Chernov retornou ao Palácio Tauride e escreveu oito editoriais condenando os bolcheviques. A revista Socialista Revolucionária Delo nadora finalmente publicou quatro deles.

No entanto, o Governo Provisório, como um todo, se vingou de uma maneira muito mais pérfida: no dia seguinte, começou uma campanha caluniosa que descrevia Lenin – que havia chegado à Rússia viajando pela Alemanha em um trem selado – como um agente a serviço do imperialismo alemão.

Triunfo temporário da reação

Em 5 de julho, o Comitê Executivo Central Soviético e o Distrito Militar de Petrogrado lançaram uma operação militar para reassegurar o controle da capital. As tropas leais ao governo ocuparam a mansão de Kshesinskaia e destruíram a planta de publicação do Pravda. Lenin escapou por pouco.

É inútil especular que, se ele tivesse sido apanhado, teria encontrado o mesmo destino que Rosa Luxemburg e Karl Liebknecht no rescaldo da Revolta Espartaquista, mas podemos encontrar uma pista em uma caricatura publicada no jornal de direita Petrogradskaia gazeta dois dias depois:


As tropas leais também ocuparam as Fortalezas de Pedro e Paulo, que o Primeiro Regimento de Metralhadora havia rendido a mando da Organização Militar Bolchevique. O Comitê Central do Partido instruiu seus seguidores a encerrar as manifestações de rua, convidando os trabalhadores a voltarem ao trabalho e os soldados a retornarem aos seus quartéis.

Enquanto isso, o governo ordenou a prisão dos principais Bolcheviques, incluindo Lenin, Kamenev e Grigory Zinoviev, bem como Trotsky e Anatoly Lunacharsky, os chefes da Organização Interdistrital. Embora alguns desses prisioneiros políticos, incluindo Trotsky, tenham deixado a prisão durante o golpe de Kornilov para organizar a resistência dos trabalhadores, outros permaneceriam na prisão até a Revolução de Outubro.

Assim terminaram as Jornadas de Julho, que foram, nas palavras de Lênin, “algo consideravelmente mais do que uma manifestação e menos do que uma revolução”.

Alguns dos principais líderes do Partido Bolchevique tiveram que passar à clandestinidade, e seus jornais foram fechados, mas o revés foi de curta duração. A ofensiva fracassada do 11º exército na frente sudoeste contra um enorme contra-ataque austro-alemão, acompanhada da deterioração da situação econômica, renovou a validade dos slogans bolcheviques.

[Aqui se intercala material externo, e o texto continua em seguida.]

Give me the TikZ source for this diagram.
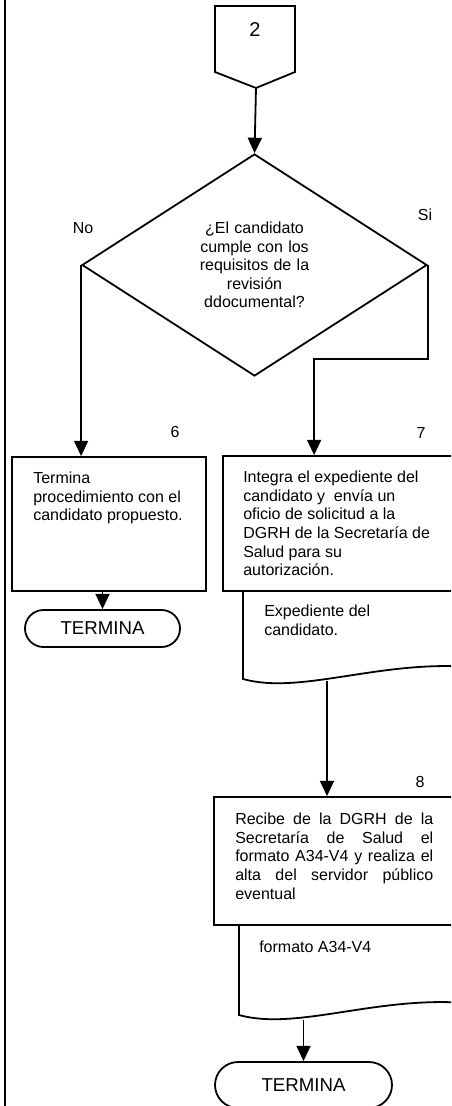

Na verdade, os jornais Bolcheviques logo reapareceram com nomes ligeiramente alterados, e os comitês do partido encontraram novas bases muito rapidamente. Desarmar as unidades militares rebeldes, como o governo havia ordenado, era mais fácil dizer do que fazer. Em breve, a derrota do golpe de Kornilov em agosto de 1917 inverteu a situação, criando finalmente as condições para a tentativa bem-sucedida da tomada do poder pelos Bolcheviques.